Вот почему мы должны быть обеспокоены, если наши поэты и артисты становятся слишком робкими, приниженными или ограниченными в понимании своей роли. Слишком скромными, безмятежными, любовными. Звучит странно, но их ранимость следует поддерживать, почитать и даже охранять. Опасно для поэта не ограничение как таковое, а то, что он или она могут утратить контакт с окружающим миром и потерять человеческий облик.
«Если мы на войне, то почему же мы не страдаем?» – спросила меня моя знакомая-писательница однажды вечером, пару зим тому назад, сидя за столиком в ресторане. Этот вопрос – такой наивный, такой простой – тем не менее повис в воздухе, ожидая ответа. Я услышал, как она повторила громче: «Если “мы” воюем, почему же “мы” не страдаем?!» Несколько голов за соседними столиками повернулись в нашу сторону – и быстро, смутившись, отвернулись. Вот это и дает мощь поэзии – потребность раненых говорить о своих страданиях, своих увечьях, которые на самом деле – общие.

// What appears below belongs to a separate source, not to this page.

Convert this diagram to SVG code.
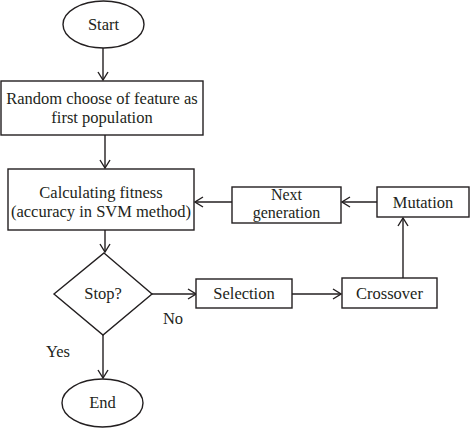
<svg xmlns="http://www.w3.org/2000/svg" width="471" height="428" viewBox="0 0 471 428">
<style>
.s{fill:#fff;stroke:#231f20;stroke-width:1.4}
.c{fill:none;stroke:#231f20;stroke-width:1.4}
text{font-family:"Liberation Serif","Times New Roman",serif;font-size:16.5px;fill:#231f20;text-anchor:middle}
.t{font-size:16px}
</style>
<defs>
<marker id="a" viewBox="0 0 10 12" refX="9" refY="6" markerWidth="10" markerHeight="12" markerUnits="userSpaceOnUse" orient="auto">
<path d="M1,1 L9,6 L1,11" fill="none" stroke="#231f20" stroke-width="1.4"/>
</marker>
</defs>
<rect width="471" height="428" fill="#fff"/>
<g id="connectors">
<line class="c" x1="103" y1="48" x2="103" y2="80" marker-end="url(#a)"/>
<line class="c" x1="105" y1="135" x2="105" y2="168" marker-end="url(#a)"/>
<line class="c" x1="105" y1="230" x2="105" y2="252" marker-end="url(#a)"/>
<line class="c" x1="152" y1="294" x2="196" y2="294" marker-end="url(#a)"/>
<line class="c" x1="292" y1="294" x2="341" y2="294" marker-end="url(#a)"/>
<line class="c" x1="403" y1="278" x2="403" y2="218" marker-end="url(#a)"/>
<line class="c" x1="377" y1="202" x2="342" y2="202" marker-end="url(#a)"/>
<line class="c" x1="232" y1="202" x2="195" y2="202" marker-end="url(#a)"/>
<line class="c" x1="103" y1="335" x2="103" y2="378" marker-end="url(#a)"/>
<text x="173" y="324">No</text>
<text x="58" y="357">Yes</text>
</g>
<g id="start">
<ellipse class="s" cx="103.5" cy="24.5" rx="40.5" ry="23.5"/>
<text x="103.5" y="30">Start</text>
</g>
<g id="random">
<rect class="s" x="1" y="81" width="202" height="54"/>
<text x="102" y="104">Random choose of feature as</text>
<text x="102" y="123">first population</text>
</g>
<g id="fitness">
<rect class="s" x="8" y="169" width="186" height="61"/>
<text x="101" y="198">Calculating fitness</text>
<text x="101" y="217">(accuracy in SVM method)</text>
</g>
<g id="stop">
<polygon class="s" points="104,253 152,294 103,335 54,294"/>
<text x="103" y="299">Stop?</text>
</g>
<g id="selection">
<rect class="s" x="196" y="279" width="96" height="29"/>
<text x="244" y="299">Selection</text>
</g>
<g id="crossover">
<rect class="s" x="342" y="278" width="95" height="30"/>
<text x="389.5" y="299">Crossover</text>
</g>
<g id="mutation">
<rect class="s" x="377" y="187" width="92" height="30"/>
<text x="423" y="208">Mutation</text>
</g>
<g id="nextgen">
<rect class="s" x="232" y="187" width="109" height="36"/>
<text class="t" x="286.5" y="200">Next</text>
<text class="t" x="286.5" y="218">generation</text>
</g>
<g id="end">
<ellipse class="s" cx="102.5" cy="403" rx="40.5" ry="24"/>
<text x="102.5" y="408">End</text>
</g>
</svg>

Роль раненого поэта особенно важна для нас именно сейчас, в 21-м столетии, когда мы испытываем больше изменений – добровольно или нет, – чем когда-либо в прошлом. Мы живем во времени, месте и эпохе, которые, похоже, просто созданы для того, чтобы захлестнуть самосознание в гипнозе суперобилия. Лихорадочная суета и рассеянность внимания, вызываемые лавиной современной информации, невероятно эффективны в деле маскировки нашего самоощущения и взаимного отчуждения. Тьма информации, бесконечно засасывающее потребительство, потеря пропорции – это наш угарный газ, и, возможно, мы и есть канарейки, погибающие в парах Фейсбука. Непостижимая ловкость, с которой технология добивается нашей разобщенности, а также извращенного толкования как политических, так и коммерческих событий, является в наше время, как ни печально, главным достижением человечества.
Крайне важно постоянное, даже назойливое, напоминание поэта о том, что разобщенность и отчуждение реально существуют и заставляют мучаться. Задача артиста – не давать забыть о том, что отчуждение от собственной природы и эмоциональной жизни является источником боли. Наш век, с его бесконечным наукообразным хламом, ожидает, что мы будем питаться дрянью и говорить спасибо. Раненый поэт, страдающий несварением желудка, напоминает нам, что есть всякую дрянь – это, в конце концов, просто оскорбляет человеческое достоинство. Как Томас Транстрёмер пишет в конце своего стихотворения «Улицы Шанхая», «все мы кажемся такими счастливыми при солнечном свете; но каждый умирает внутри от раны, о которой даже не подозревает».
Поэты должны помнить о своих ранах и писать о том, чего общество предпочитает не знать. Вполне возможно, что им придется вопить изо всех сил, и даже прибегать к преувеличениям. Что это за чувство, которое я испытываю? – спросим мы. Как называется это недомогание? Каким словом можно определить это задыхающееся, несущееся, нервозное ощущение, что так трудно выживать в этом психопатическом и чепуховом мире, созданном человеком? В чем причина этого, и есть ли способ исцеления? Когда мы задаем эти кажущиеся наивными вопросы, и задаем их громко, мы, может быть, выступаем с протестом, пытаяcь определить этот недуг – не только наш собственный, но и всеобщий.